* _Problem requirements_:
Only the span from the line containing "Clone this chart in seaborn and matplotlib." down to the line containing "ax = fig.add_axes([80" is to be printed, exactly and inclusively, with pictures omitted.

-*-

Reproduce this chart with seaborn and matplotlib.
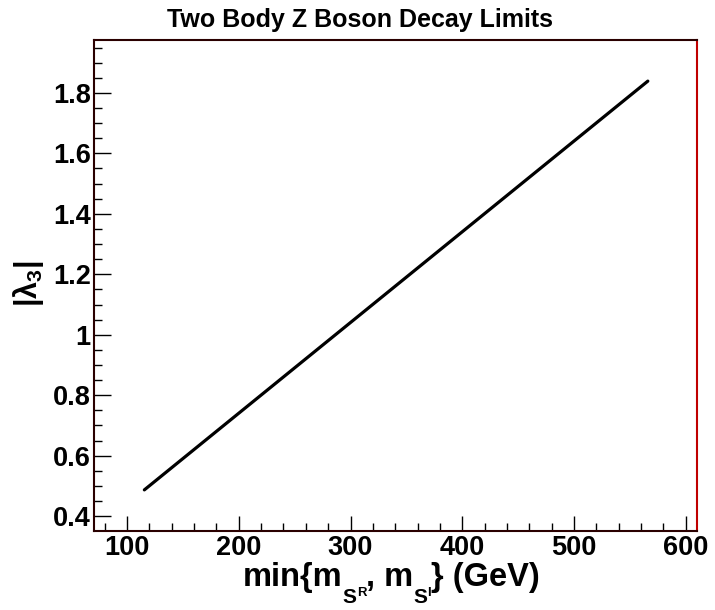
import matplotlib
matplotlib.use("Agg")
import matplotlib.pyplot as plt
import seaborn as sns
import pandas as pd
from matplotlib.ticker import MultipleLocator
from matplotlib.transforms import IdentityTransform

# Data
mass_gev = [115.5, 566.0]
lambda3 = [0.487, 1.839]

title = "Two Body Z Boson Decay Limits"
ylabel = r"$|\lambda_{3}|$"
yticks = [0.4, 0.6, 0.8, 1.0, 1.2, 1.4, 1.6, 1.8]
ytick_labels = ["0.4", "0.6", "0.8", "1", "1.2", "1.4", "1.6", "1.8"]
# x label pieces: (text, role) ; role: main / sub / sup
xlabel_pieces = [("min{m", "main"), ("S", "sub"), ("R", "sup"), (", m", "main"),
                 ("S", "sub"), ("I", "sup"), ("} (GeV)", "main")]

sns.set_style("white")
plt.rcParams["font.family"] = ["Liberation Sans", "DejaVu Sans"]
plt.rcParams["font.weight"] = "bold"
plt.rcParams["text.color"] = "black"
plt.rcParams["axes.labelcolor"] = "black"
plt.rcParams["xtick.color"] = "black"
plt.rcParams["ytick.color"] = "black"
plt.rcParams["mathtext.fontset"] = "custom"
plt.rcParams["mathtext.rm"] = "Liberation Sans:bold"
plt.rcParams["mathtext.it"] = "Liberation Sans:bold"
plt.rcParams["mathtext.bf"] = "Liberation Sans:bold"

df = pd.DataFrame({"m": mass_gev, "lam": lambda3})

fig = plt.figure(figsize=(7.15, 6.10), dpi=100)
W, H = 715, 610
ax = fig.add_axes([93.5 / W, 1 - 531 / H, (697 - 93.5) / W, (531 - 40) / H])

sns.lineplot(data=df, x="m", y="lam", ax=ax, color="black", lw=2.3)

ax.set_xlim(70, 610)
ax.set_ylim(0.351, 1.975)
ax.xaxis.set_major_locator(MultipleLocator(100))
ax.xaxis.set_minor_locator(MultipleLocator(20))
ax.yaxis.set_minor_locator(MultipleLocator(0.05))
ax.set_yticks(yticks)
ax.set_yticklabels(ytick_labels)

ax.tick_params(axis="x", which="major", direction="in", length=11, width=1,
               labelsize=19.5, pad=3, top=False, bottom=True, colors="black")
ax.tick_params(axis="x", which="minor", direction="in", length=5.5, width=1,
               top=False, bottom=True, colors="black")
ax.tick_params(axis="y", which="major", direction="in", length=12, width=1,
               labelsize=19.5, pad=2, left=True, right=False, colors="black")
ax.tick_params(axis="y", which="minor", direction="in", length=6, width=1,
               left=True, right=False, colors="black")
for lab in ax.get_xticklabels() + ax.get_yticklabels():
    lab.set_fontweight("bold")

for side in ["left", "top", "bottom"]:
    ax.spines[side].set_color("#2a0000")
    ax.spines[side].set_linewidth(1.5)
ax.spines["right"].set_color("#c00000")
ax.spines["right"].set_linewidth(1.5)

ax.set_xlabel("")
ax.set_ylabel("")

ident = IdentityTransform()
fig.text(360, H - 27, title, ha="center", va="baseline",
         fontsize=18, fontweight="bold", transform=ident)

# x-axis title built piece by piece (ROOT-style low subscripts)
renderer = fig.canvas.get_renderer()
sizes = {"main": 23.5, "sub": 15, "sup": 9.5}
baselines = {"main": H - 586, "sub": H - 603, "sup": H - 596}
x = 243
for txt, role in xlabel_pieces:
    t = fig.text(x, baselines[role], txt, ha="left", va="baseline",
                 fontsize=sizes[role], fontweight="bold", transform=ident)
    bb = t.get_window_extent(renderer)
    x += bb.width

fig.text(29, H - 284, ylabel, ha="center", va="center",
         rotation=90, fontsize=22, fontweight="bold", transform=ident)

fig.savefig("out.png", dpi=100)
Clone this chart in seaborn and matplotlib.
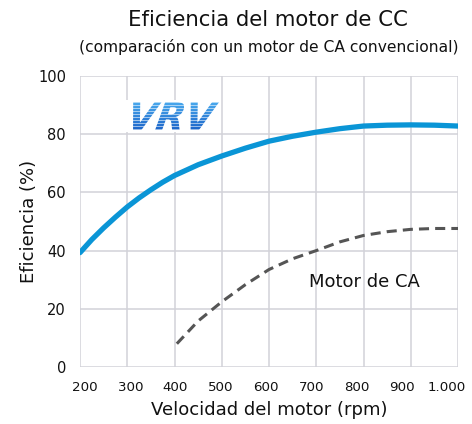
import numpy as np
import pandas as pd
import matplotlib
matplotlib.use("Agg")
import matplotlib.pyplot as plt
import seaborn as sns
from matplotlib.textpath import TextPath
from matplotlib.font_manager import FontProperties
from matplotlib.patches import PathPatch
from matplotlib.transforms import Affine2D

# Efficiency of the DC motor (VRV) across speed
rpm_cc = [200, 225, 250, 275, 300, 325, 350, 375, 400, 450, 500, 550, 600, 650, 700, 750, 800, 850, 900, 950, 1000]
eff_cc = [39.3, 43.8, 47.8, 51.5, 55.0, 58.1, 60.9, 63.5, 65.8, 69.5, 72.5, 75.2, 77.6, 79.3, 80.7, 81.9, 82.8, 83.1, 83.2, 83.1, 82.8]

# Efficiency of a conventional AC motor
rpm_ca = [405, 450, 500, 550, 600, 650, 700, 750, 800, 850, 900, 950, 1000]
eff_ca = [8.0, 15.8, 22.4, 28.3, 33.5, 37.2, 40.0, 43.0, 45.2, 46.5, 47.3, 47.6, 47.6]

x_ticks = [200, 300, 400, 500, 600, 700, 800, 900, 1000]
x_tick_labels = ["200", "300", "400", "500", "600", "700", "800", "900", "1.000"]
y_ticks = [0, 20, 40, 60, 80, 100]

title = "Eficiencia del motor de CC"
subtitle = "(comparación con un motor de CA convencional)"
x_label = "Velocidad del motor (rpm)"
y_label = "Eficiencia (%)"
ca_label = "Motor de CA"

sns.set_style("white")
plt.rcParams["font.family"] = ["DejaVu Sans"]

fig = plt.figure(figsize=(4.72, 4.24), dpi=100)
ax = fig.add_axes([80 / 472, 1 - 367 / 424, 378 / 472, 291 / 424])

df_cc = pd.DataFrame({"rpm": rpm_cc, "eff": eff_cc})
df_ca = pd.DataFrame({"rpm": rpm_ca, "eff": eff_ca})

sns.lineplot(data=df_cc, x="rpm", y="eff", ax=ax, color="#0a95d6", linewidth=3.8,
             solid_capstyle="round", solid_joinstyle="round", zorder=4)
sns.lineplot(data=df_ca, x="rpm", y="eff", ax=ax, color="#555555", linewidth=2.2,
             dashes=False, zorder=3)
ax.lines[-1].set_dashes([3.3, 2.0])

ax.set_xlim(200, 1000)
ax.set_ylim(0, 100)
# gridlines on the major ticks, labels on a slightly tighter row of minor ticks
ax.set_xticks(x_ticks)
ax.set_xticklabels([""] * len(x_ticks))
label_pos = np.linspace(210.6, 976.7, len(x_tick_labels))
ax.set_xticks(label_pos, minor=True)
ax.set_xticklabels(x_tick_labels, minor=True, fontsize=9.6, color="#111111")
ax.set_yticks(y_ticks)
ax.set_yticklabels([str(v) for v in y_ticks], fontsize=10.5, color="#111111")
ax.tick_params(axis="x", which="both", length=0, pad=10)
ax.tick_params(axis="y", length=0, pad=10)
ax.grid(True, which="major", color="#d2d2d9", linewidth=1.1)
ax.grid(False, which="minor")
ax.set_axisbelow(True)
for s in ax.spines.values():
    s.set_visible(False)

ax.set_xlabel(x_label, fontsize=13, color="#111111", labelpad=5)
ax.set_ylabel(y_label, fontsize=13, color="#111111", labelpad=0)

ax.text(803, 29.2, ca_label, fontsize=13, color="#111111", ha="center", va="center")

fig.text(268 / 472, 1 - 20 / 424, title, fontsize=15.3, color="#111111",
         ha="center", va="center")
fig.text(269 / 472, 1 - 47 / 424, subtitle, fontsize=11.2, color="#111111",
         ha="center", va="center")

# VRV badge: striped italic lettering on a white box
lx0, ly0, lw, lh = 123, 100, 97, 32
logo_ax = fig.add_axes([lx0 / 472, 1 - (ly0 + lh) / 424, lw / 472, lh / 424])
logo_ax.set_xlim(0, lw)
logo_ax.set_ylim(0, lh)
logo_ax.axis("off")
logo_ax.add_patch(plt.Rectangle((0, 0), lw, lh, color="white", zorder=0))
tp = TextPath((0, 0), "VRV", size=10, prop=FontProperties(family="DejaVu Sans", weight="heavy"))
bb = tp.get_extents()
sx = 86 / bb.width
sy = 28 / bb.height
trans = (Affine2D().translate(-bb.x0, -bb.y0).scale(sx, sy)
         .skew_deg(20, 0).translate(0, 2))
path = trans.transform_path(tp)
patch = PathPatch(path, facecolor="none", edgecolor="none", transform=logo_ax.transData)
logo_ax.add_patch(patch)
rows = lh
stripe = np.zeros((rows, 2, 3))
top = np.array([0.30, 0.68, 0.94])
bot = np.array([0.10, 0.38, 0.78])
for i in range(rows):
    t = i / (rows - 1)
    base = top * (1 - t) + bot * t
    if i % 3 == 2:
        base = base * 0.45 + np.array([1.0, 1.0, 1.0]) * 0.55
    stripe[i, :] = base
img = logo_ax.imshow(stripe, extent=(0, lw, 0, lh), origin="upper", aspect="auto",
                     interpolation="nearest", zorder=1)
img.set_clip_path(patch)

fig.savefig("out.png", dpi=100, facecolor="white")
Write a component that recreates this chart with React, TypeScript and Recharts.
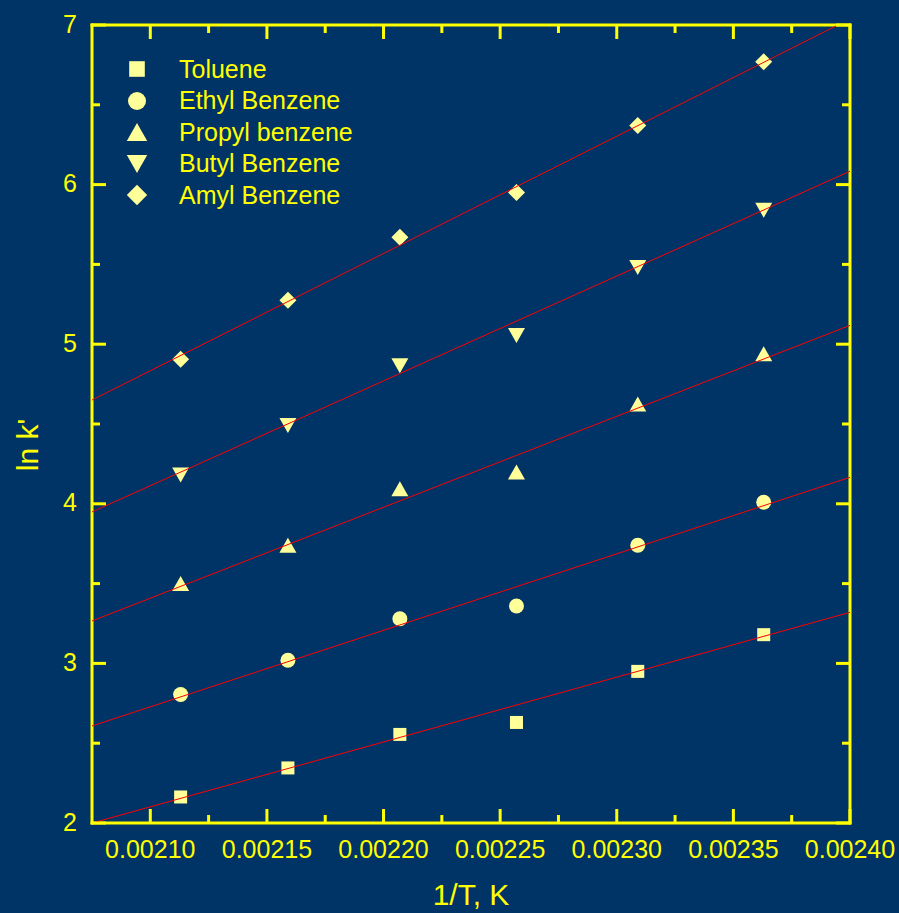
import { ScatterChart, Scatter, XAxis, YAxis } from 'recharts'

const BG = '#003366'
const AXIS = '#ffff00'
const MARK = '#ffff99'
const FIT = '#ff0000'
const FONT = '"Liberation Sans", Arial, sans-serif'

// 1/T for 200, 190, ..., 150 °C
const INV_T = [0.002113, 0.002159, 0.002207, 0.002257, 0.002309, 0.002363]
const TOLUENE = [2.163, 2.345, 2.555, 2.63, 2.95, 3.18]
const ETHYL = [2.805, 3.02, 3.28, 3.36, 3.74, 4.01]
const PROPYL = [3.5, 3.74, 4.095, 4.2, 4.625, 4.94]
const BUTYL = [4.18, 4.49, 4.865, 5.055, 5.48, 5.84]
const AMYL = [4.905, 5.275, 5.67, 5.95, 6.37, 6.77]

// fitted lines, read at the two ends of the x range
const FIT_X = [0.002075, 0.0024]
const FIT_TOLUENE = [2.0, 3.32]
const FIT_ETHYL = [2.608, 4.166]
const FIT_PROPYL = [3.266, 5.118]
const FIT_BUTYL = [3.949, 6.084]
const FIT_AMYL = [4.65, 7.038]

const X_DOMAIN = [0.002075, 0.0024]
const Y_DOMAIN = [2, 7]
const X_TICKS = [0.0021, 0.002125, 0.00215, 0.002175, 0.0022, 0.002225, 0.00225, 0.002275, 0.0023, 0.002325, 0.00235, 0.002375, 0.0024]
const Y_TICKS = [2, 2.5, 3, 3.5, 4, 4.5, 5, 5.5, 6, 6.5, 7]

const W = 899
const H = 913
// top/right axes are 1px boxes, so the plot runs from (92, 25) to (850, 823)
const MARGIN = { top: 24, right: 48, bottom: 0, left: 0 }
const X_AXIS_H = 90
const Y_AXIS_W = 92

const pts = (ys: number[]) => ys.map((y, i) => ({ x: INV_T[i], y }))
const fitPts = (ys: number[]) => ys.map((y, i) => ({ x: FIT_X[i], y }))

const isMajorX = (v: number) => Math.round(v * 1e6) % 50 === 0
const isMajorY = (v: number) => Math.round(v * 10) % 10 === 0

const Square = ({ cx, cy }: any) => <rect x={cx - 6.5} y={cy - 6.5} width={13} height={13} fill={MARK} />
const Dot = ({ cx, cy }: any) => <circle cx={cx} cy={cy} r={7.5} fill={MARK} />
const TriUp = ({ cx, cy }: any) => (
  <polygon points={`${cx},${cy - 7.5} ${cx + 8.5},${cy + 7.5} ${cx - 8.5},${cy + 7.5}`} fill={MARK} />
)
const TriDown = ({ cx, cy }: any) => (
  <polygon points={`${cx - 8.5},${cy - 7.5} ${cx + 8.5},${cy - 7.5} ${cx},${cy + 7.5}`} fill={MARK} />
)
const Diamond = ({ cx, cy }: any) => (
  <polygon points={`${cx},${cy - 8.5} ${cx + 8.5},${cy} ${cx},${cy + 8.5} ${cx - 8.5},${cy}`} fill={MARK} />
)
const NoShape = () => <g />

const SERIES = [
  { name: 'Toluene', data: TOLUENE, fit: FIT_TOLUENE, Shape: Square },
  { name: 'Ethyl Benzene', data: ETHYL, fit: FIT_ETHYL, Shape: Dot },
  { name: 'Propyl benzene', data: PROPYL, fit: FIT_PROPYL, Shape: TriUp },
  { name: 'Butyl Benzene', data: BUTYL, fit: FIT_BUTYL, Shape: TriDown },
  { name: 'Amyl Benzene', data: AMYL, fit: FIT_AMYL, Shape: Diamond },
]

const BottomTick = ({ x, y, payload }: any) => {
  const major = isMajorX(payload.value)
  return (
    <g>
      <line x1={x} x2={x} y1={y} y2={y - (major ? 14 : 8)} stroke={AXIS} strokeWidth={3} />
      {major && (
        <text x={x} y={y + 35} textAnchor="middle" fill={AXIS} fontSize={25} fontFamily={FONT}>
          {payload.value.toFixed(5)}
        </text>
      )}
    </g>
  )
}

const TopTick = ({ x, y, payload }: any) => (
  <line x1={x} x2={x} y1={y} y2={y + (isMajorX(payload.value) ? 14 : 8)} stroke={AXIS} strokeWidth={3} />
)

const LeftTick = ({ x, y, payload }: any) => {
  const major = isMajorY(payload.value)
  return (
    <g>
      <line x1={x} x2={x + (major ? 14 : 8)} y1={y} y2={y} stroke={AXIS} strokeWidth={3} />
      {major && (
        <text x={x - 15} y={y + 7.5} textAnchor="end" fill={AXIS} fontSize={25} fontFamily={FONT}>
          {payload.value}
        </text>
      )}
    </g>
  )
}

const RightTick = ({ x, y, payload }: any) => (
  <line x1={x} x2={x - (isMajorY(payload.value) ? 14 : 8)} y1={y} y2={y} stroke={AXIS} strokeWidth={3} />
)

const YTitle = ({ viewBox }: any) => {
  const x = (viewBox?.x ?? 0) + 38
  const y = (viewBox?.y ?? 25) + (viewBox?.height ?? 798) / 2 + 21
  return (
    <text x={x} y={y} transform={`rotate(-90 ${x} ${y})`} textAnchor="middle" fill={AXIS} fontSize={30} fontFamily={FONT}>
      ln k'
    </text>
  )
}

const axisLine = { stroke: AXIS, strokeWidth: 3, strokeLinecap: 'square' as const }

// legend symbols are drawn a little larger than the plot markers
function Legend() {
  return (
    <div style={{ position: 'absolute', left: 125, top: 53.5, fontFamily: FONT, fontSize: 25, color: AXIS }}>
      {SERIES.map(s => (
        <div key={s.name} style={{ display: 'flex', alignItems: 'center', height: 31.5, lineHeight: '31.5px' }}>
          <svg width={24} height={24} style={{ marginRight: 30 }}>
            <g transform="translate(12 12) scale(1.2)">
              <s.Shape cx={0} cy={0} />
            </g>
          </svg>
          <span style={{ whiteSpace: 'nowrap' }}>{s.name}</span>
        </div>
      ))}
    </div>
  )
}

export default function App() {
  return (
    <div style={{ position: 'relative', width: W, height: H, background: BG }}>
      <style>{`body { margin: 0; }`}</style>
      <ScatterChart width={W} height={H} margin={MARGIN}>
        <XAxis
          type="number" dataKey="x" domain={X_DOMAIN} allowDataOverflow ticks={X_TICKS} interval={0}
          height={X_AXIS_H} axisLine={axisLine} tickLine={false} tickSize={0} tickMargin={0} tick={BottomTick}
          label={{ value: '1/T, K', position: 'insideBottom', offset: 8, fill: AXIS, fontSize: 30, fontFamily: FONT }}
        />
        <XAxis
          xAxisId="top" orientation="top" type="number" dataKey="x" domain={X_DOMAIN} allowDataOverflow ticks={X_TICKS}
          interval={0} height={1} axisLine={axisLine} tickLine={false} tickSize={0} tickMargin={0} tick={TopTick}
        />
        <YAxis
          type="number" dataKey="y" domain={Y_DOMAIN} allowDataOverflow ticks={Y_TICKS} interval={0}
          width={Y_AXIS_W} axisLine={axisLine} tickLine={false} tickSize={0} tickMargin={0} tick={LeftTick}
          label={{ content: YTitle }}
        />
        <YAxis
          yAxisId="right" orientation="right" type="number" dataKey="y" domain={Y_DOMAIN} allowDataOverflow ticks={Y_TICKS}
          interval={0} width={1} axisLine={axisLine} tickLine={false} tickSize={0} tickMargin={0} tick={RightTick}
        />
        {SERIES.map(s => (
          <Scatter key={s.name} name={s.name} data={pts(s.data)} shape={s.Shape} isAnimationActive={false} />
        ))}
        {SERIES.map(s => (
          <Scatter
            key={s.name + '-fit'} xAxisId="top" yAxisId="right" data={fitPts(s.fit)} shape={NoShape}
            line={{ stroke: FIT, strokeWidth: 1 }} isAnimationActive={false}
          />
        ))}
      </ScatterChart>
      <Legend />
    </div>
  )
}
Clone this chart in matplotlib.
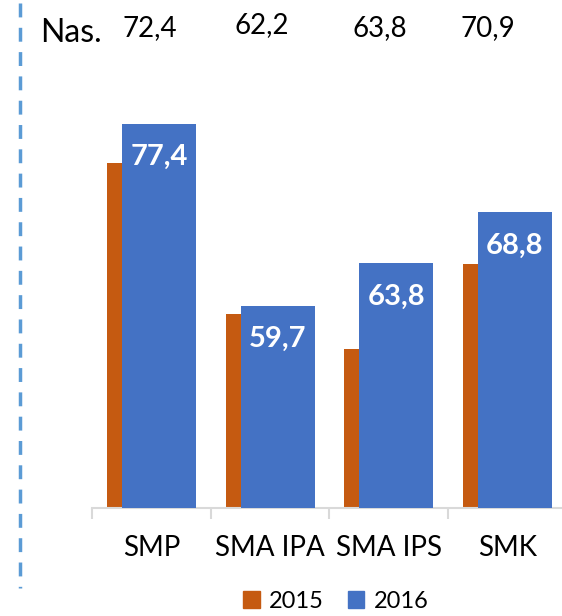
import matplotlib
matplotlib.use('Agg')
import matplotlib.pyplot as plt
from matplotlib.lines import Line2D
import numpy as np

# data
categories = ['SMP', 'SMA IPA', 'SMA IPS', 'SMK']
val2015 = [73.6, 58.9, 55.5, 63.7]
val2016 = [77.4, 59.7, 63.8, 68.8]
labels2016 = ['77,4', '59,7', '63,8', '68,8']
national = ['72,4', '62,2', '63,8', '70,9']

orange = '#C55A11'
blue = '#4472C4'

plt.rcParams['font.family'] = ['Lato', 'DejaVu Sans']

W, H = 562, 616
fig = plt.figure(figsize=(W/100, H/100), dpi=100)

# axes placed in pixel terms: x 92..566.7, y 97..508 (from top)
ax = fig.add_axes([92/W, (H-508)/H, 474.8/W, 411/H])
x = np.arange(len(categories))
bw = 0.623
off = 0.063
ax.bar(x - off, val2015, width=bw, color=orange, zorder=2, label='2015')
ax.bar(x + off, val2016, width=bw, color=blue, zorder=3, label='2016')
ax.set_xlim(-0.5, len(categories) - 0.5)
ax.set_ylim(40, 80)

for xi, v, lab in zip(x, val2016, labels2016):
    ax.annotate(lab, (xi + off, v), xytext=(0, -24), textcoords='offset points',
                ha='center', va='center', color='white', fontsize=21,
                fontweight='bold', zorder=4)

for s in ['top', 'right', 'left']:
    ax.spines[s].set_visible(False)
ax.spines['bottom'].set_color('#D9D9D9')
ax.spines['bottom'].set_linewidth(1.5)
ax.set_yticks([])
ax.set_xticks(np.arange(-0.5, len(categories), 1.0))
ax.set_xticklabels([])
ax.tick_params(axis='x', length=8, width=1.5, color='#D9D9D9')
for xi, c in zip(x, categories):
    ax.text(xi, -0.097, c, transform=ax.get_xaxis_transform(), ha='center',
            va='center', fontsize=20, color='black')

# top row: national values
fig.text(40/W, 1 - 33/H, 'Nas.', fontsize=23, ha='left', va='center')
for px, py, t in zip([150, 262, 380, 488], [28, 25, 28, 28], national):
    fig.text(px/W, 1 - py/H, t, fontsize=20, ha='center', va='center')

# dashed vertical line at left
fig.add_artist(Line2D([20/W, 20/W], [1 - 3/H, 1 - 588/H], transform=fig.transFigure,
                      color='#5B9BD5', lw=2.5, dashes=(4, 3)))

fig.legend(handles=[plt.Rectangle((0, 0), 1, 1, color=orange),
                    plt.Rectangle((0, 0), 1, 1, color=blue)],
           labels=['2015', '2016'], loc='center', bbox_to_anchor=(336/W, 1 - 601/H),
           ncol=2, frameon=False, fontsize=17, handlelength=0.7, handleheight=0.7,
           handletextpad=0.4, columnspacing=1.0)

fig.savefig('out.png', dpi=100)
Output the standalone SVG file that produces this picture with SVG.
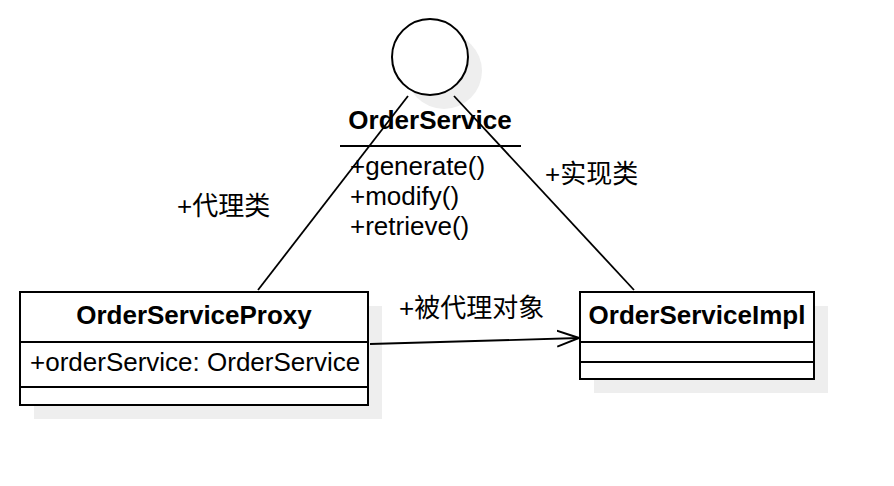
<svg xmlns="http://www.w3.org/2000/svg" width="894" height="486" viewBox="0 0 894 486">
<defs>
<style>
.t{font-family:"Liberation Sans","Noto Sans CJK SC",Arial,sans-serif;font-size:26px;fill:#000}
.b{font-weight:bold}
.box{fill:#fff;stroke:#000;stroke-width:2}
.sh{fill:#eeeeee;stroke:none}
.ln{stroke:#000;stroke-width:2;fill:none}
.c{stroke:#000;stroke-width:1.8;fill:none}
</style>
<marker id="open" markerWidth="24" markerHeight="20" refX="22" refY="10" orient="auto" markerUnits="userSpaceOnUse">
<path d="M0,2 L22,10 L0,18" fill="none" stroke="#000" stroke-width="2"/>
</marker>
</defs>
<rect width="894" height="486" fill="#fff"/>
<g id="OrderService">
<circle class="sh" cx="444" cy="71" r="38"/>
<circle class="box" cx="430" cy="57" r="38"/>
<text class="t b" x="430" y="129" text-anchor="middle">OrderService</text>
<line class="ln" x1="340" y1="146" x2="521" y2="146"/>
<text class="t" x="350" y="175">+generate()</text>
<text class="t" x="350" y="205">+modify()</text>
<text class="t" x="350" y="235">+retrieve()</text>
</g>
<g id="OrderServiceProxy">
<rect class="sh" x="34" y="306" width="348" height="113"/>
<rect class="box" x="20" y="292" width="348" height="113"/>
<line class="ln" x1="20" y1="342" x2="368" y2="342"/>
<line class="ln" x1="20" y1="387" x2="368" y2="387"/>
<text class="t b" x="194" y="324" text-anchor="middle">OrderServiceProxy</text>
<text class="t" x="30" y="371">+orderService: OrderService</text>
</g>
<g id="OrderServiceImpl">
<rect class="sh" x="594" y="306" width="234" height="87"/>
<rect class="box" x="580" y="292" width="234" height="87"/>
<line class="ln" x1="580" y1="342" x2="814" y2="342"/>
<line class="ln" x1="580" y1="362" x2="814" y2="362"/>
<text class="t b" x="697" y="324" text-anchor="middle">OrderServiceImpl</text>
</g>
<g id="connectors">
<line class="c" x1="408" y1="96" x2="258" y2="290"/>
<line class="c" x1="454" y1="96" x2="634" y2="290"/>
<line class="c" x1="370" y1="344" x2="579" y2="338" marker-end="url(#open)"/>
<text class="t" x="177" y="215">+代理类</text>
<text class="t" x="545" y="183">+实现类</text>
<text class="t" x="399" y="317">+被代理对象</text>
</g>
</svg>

-*-

* _The result_:
Clone this chart in seaborn and matplotlib.
import numpy as np
import pandas as pd
import matplotlib
matplotlib.use("Agg")
import matplotlib.pyplot as plt
import seaborn as sns
from matplotlib.textpath import TextPath
from matplotlib.font_manager import FontProperties
from matplotlib.patches import PathPatch
from matplotlib.transforms import Affine2D

# Efficiency of the DC motor (VRV) across speed
rpm_cc = [200, 225, 250, 275, 300, 325, 350, 375, 400, 450, 500, 550, 600, 650, 700, 750, 800, 850, 900, 950, 1000]
eff_cc = [39.3, 43.8, 47.8, 51.5, 55.0, 58.1, 60.9, 63.5, 65.8, 69.5, 72.5, 75.2, 77.6, 79.3, 80.7, 81.9, 82.8, 83.1, 83.2, 83.1, 82.8]

# Efficiency of a conventional AC motor
rpm_ca = [405, 450, 500, 550, 600, 650, 700, 750, 800, 850, 900, 950, 1000]
eff_ca = [8.0, 15.8, 22.4, 28.3, 33.5, 37.2, 40.0, 43.0, 45.2, 46.5, 47.3, 47.6, 47.6]

x_ticks = [200, 300, 400, 500, 600, 700, 800, 900, 1000]
x_tick_labels = ["200", "300", "400", "500", "600", "700", "800", "900", "1.000"]
y_ticks = [0, 20, 40, 60, 80, 100]

title = "Eficiencia del motor de CC"
subtitle = "(comparación con un motor de CA convencional)"
x_label = "Velocidad del motor (rpm)"
y_label = "Eficiencia (%)"
ca_label = "Motor de CA"

sns.set_style("white")
plt.rcParams["font.family"] = ["DejaVu Sans"]

fig = plt.figure(figsize=(4.72, 4.24), dpi=100)
ax = fig.add_axes([80 / 472, 1 - 367 / 424, 378 / 472, 291 / 424])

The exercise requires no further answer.